102554 | SWEDEN. Jöns Jacob Berzelius bronze Medal.
102554 | SWEDEN. Jöns Jacob Berzelius bronze Medal. Issued 1959 for the Tenth Nordic Chemists' Meeting in Stockholm (34mm, 20.64 g, 12h). By L. Holmgren at the Swedish Royal mint in Eskilstuna.
JÖNS JAKOB BERZELIUS / MDCCLXXIX MDCCCXLVIII, bust left // Seminude chemist standing right, holding up vial and inscribing upon scroll set upon knee; to left, chemistry equipment and serpent-entwined staff; olive tree to right; around, various chemical symbols, such as Ce (Cerium), Th (Thorium, presented here in the compound form of Thorium Oxide), and Se (Selenium, presented here in the compound form of Selenium Trioxide) [all discovered by him], as well as Fe (Iron) and Berzelius's symbol for water (expressed as a double-barred H with a dot above); also, the symbolic representations of compounds, such as 2Cu5A+3H2O, S+O3 (sulfur trioxide), CuO+SO3 (for copper(II) sulfate), and FeOAlO3+2FeSiO3, some of which show Berzelius's changing ways of nomenclature. Edge: MJV BRONS 1959.

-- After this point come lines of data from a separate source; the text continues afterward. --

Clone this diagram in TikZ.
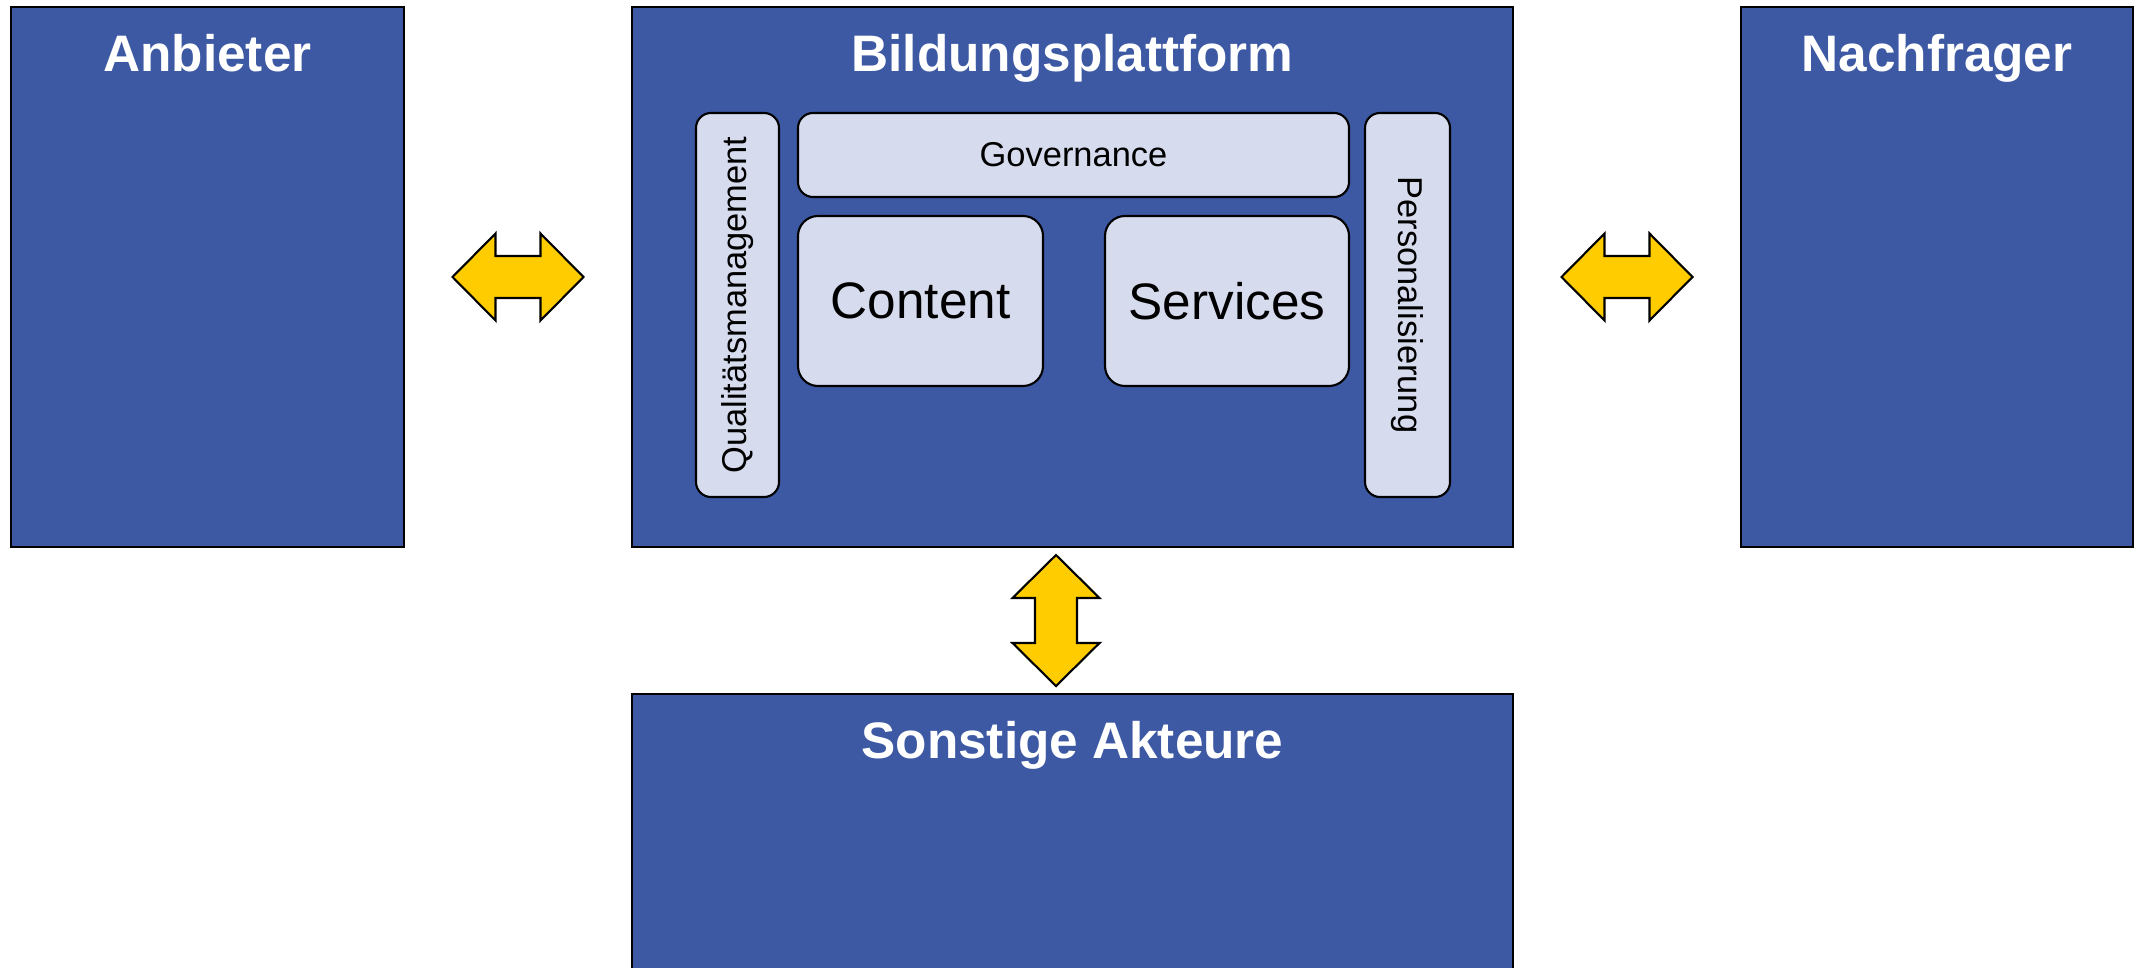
\documentclass[tikz,border=0pt]{standalone}
\usepackage{fontspec}
\setmainfont{Liberation Sans}
\usetikzlibrary{calc}

\definecolor{platformblue}{RGB}{61,89,163}
\definecolor{modulefill}{RGB}{214,220,238}
\definecolor{arrowyellow}{RGB}{255,204,0}

\begin{document}
\begin{tikzpicture}[
    actor/.style={
        rectangle,
        draw=black,
        line width=0.6pt,
        fill=platformblue,
        inner sep=0pt,
    },
    title/.style={
        anchor=base,
        text=white,
        font=\fontsize{14.6}{17}\selectfont\bfseries,
    },
    module/.style={
        rectangle,
        rounded corners=0.15cm,
        draw=black,
        line width=0.6pt,
        fill=modulefill,
        inner sep=0pt,
        font=\fontsize{9.8}{12}\selectfont,
    },
    bigmodule/.style={
        module,
        rounded corners=0.2cm,
        font=\fontsize{14.6}{17}\selectfont,
    },
    exchange/.pic={
        \draw[draw=black, line width=0.6pt, fill=arrowyellow, line join=miter]
            (-0.655,0) -- (-0.225,0.435) -- (-0.225,0.21) -- (0.225,0.21)
            -- (0.225,0.435) -- (0.655,0) -- (0.225,-0.435) -- (0.225,-0.21)
            -- (-0.225,-0.21) -- (-0.225,-0.435) -- cycle;
    }
]
    \useasboundingbox (0,0) rectangle (21.39,-9.68);
    \clip (0,0) rectangle (21.39,-9.68);

    % Actors
    \node[actor, minimum width=3.93cm, minimum height=5.40cm] (anbieter) at (2.075,-2.77) {};
    \node[actor, minimum width=8.81cm, minimum height=5.40cm] (plattform) at (10.725,-2.77) {};
    \node[actor, minimum width=3.92cm, minimum height=5.40cm] (nachfrager) at (19.37,-2.77) {};
    \node[actor, minimum width=8.81cm, minimum height=2.90cm, anchor=north] (sonstige) at (10.725,-6.93) {};

    % Titles
    \node[title] (anbieterTitle) at ([yshift=-0.66cm]anbieter.north) {Anbieter};
    \node[title] (plattformTitle) at ([yshift=-0.66cm]plattform.north) {Bildungsplattform};
    \node[title] (nachfragerTitle) at ([yshift=-0.66cm]nachfrager.north) {Nachfrager};
    \node[title] (sonstigeTitle) at ([yshift=-0.66cm]sonstige.north) {Sonstige Akteure};

    % Platform modules
    \node[module, rotate=90, minimum width=3.84cm, minimum height=0.83cm] (qualitaet) at (7.375,-3.05) {Qualitätsmanagement};
    \node[module, minimum width=5.51cm, minimum height=0.84cm] (governance) at (10.735,-1.55) {Governance};
    \node[module, rotate=-90, minimum width=3.84cm, minimum height=0.85cm] (personal) at (14.075,-3.05) {Personalisierung};
    \node[bigmodule, minimum width=2.45cm, minimum height=1.70cm] (content) at (9.205,-3.01) {Content};
    \node[bigmodule, minimum width=2.44cm, minimum height=1.70cm] (services) at (12.27,-3.01) {Services};

    % Exchange arrows
    \coordinate (anbieterLink) at ($(anbieter.east)!0.5!(plattform.west)$);
    \coordinate (nachfragerLink) at ($(plattform.east)!0.5!(nachfrager.west)$);
    \coordinate (sonstigeLink) at ([xshift=-0.165cm]$(plattform.south)!0.5!(sonstige.north)$);
    \pic at (anbieterLink) {exchange};
    \pic at (nachfragerLink) {exchange};
    \pic[rotate=90] at (sonstigeLink) {exchange};
\end{tikzpicture}
\end{document}
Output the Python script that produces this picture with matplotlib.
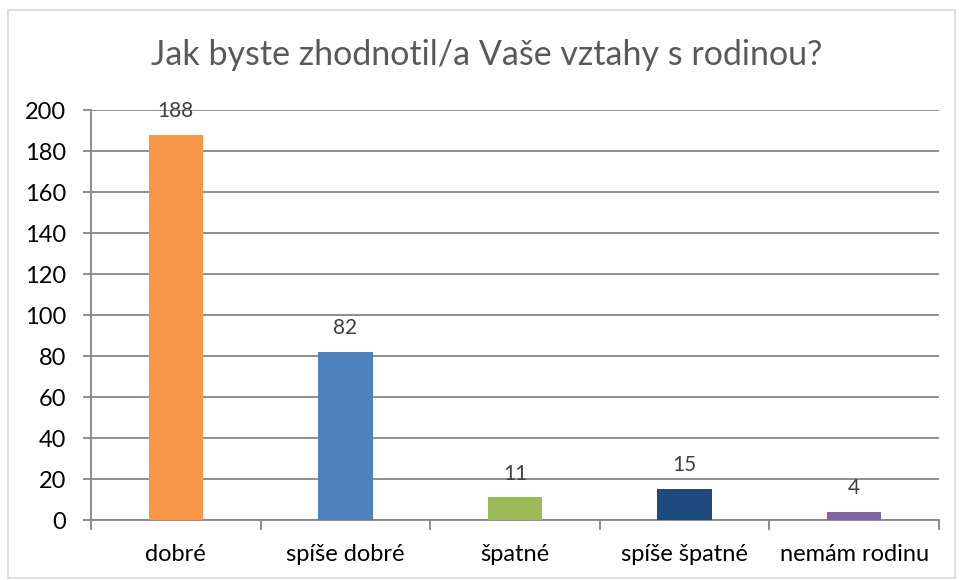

Mint State. Light brassy-olive surfaces.
Referred to as the "father of Swedish chemistry," Jöns Jacob Berzelius was born in Östergötland in 1779, beginning his career as a physician before branching into various aspects of chemistry. In addition to isolating and discovering some new elements, such as Cerium, Thorium (named after the hammering Norse god), and Selenium, he was also a pioneer in the advancement of chemical nomenclature, utilizing Latin abbreviations for elements and proposing the use of overhead dots for elements with a corresponding number of Oxygen bonds.